Here is what he looked for in a pilot:
"I'll tell you what -- I'll tell you what I try to look for in any guy: Is he outgoing? Is he aggressive? In other words, does he like sports? Is he a good party guy? That's part of being outgoing. Is he gregarious? Is he individualistic in the sense of knowing his own mind? Does he have a good grin on his face? Okay?"
Capt. Steve Ritchie destroyed five MiG-21s during Operation Linebacker in 1972.
“The 8th of July mission was the most intense, the most exciting mission that I ever flew. Everything worked. During that minute and 29 seconds I drew on all my life experiences. Every part of my training and education came together in that moment and it worked. Few people ever experience that moment where everything jells. It's a feeling that is hard to describe.
“When the mission began, one of the earlier MiG CAP flights had been hit by a MiG. He had broken formation and was headed out, bleeding fuel and hydraulics. He was announcing his position, heading, and altitude on the emergency frequency, a very bad idea, because the North Vietnamese monitored the emergency frequency and when they heard a cripple, leaving by himself, they sent MiGs after him. So we headed toward the fellow that was in trouble, when ‘Red Crown’ and ‘Disco’ [RC-121 radar control aircraft] called additional MiG activity. You can imagine the adrenalin was beginning to pump. I headed to low altitude, and got ‘Heads Up’ call, which meant that the MiGs had us in sight and they had been cleared to fire.

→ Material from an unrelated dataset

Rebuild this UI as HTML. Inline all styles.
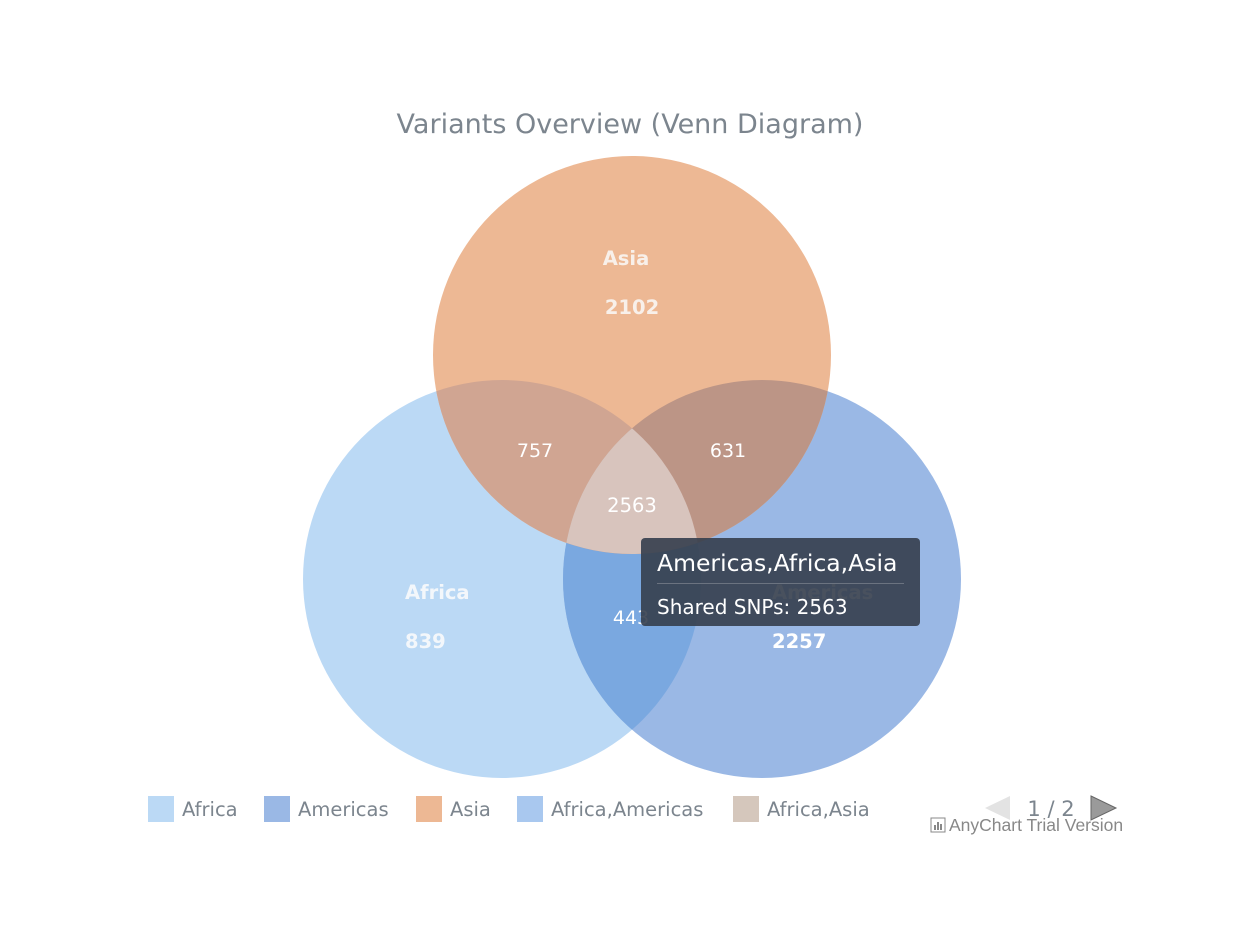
<!DOCTYPE html>
<html><head><meta charset="utf-8"><style>
html,body{margin:0;padding:0;background:#fff;}
svg{display:block;font-family:"DejaVu Sans",sans-serif;}
</style></head><body>
<svg width="1238" height="942" viewBox="0 0 1238 942">
<defs>
<clipPath id="cAf"><circle cx="502" cy="579" r="199"/></clipPath>
<clipPath id="cAm"><circle cx="762" cy="579" r="199"/></clipPath>
</defs>
<text x="630" y="133" text-anchor="middle" font-size="27" fill="#7c858e">Variants Overview (Venn Diagram)</text>
<circle cx="502" cy="579" r="199" fill="#bbd9f5"/>
<circle cx="762" cy="579" r="199" fill="#9ab8e5"/>
<circle cx="632" cy="355" r="199" fill="#edb894"/>
<g clip-path="url(#cAf)"><circle cx="762" cy="579" r="199" fill="#7aa8e0"/></g>
<g clip-path="url(#cAf)"><circle cx="632" cy="355" r="199" fill="#d0a592"/></g>
<g clip-path="url(#cAm)"><circle cx="632" cy="355" r="199" fill="#bc9586"/></g>
<g clip-path="url(#cAf)"><g clip-path="url(#cAm)"><circle cx="632" cy="355" r="199" fill="#d8c4bd"/></g></g>
<g fill="#fff" font-size="19.5">
<text x="626" y="265" text-anchor="middle" font-weight="bold" fill="#f8f0ea">Asia</text>
<text x="632" y="314" text-anchor="middle" font-weight="bold" fill="#f8f0ea">2102</text>
<text x="405" y="599" font-weight="bold" fill="#f3f7fb">Africa</text>
<text x="405" y="648" font-weight="bold" fill="#f3f7fb">839</text>
<text x="772" y="599" font-weight="bold">Americas</text>
<text x="772" y="648" font-weight="bold">2257</text>
<text x="535" y="457" text-anchor="middle" font-size="19">757</text>
<text x="728" y="457" text-anchor="middle" font-size="19">631</text>
<text x="632" y="512" text-anchor="middle" font-size="19.5">2563</text>
<text x="631" y="624" text-anchor="middle" font-size="19">443</text>
</g>
<rect x="641" y="538" width="279" height="88" rx="4" fill="#353e4d" fill-opacity="0.9"/>
<text x="657" y="571" font-size="23.5" fill="#fff">Americas,Africa,Asia</text>
<line x1="657" y1="583.5" x2="904" y2="583.5" stroke="#6b7380" stroke-width="1"/>
<text x="657" y="614" font-size="20" fill="#fff">Shared SNPs: 2563</text>
<g font-size="19.5" fill="#7c858e">
<rect x="148" y="796" width="26" height="26" fill="#bbd9f5"/><text x="182" y="816">Africa</text>
<rect x="264" y="796" width="26" height="26" fill="#9ab8e5"/><text x="298" y="816">Americas</text>
<rect x="416" y="796" width="26" height="26" fill="#edb894"/><text x="450" y="816">Asia</text>
<rect x="517" y="796" width="26" height="26" fill="#a9c8ef"/><text x="551" y="816">Africa,Americas</text>
<rect x="733" y="796" width="26" height="26" fill="#d5c7bc"/><text x="767" y="816">Africa,Asia</text>
<polygon points="985,808 1010,796 1010,820" fill="#e3e3e3"/>
<text x="1051" y="816" text-anchor="middle" font-size="21">1 / 2</text>
<polygon points="1091,796 1116,808 1091,820" fill="#9a9a9a" stroke="#666" stroke-width="1"/>
</g>
<rect x="931" y="818" width="14" height="14" fill="none" stroke="#888" stroke-width="1"/>
<rect x="934" y="825" width="2" height="5" fill="#888"/><rect x="937" y="822" width="2" height="8" fill="#888"/><rect x="940" y="824" width="2" height="6" fill="#888"/>
<text x="949" y="831" font-size="17.5" fill="#888" font-family="Liberation Sans, sans-serif">AnyChart Trial Version</text>
</svg>
</body></html>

“I really began to look around at that point, because we didn't have them in sight. I rolled out on an easterly heading and stayed there about 8 seconds, when I got a call from ‘Disco’, 150 miles away orbiting over Laos, looking at the whole ring of its radar scope. I heard among the static: "Steve, 2 miles north of you." I made an immediate left turn from my east heading to the north, picked up a MiG-21 at 10 o’clock. Now, if I’d stayed on an easterly heading, the MiG would have been right in my rear quarter, and I probably wouldn’t be here to tell the story today.
“Pick it up at 10 o’clock, rolled left, dropped the external fuel tanks with full afterburner. We passed about 1,000 feet from each other. I could see the pilot in the cockpit. It was a bright, spit-polished superb MiG-21, with bright red stars. When I saw the lead MiG, the strong tendency was to immediately turn, to try to get an advantage. I knew there were two, because they had called ‘Two Blue Bandits.’ But I didn’t see #2. So, I waited, I rolled level, pushed the nose over and waited. Sure enough, #2 came along about 8,000 feet away. Immediately when he passe, I made a 135 degree turn, level, 90, 135, flaps, nose down sliding turn about 6.5 g.”
[This last sentence is confused, as it was a TV interview. He used his hands to explain his actions to the TV team, something very typical for fighter pilots. Ritchie meant to say: “I started a turn of 135 degrees, I leveled waiting for the MiG #2, I rolled 90 degrees, re-started the turn of 135 degrees, I engaged flaps and turned with my nose slightly down, etc.”]
“I couldn’t see what was happening back over there. About half of this turn, I began to roll out of the 135 degrees and as I rolled out of 135 degrees I began to look back, thinking that they’re going to be somewhere back around here [indicated a position at 4 o’clock] to my great surprise I saw a MiG up over here [indicated a position at 9 o’clock], in the opposite direction of where I would expect the MiG would be, because instead of turning to the left and going to this side of the circle [indicated a counter-clockwise turn], they turned to the right and went to this side of the circle [indicated a clockwise turn]. So, now I was in a position with my nose down, and the MiG was high, in a right turn. I was in a left turn, so even if I pulled my nose up, I would have had what is called a very hard angle off.
The target was high in the blue sky, good for a radar lock-on. The MiG saw us, turned down into us. I squeezed the trigger. The first missile went to the center of the fuselage of the MiG and the second missile went thru the fire ball. I felt a nice jump on the stick; a piece of debris shaken up at the leading edge of the left wing.
The lead MiG, the silver MiG, came all the way around the circle and the other three airplanes of our flight were in trail, and then the shiny MiG came on the position of #4, Tommy Feasel. I cut across the circle and achieved a similar position now on the lead MiG that I had on the wingman before, except the lead MiG was a lot better than the wingman. He saw us, forgot about Tommy Feasel, started a hard turn into us. We got a flat turning here, look like just maneuver the airplane.
“I put him in the gunsight, Chuck [Charles DeBelleuve, his RIO in this mission] told me that he had a lock; that’s all I need to know. Missile came off the airplane. It looked like a Sidewinder, it began to snake and did not appear to guide, and I was telling it: ‘the target is over here!’ Suddenly, the missile appeared to do a 90 degree right turn, and it hit the MiG in the fuselage. The missile was pulling about 25 g and was accelerated about twelve hundred miles an hour when it hit, so you can imagine the explosion.”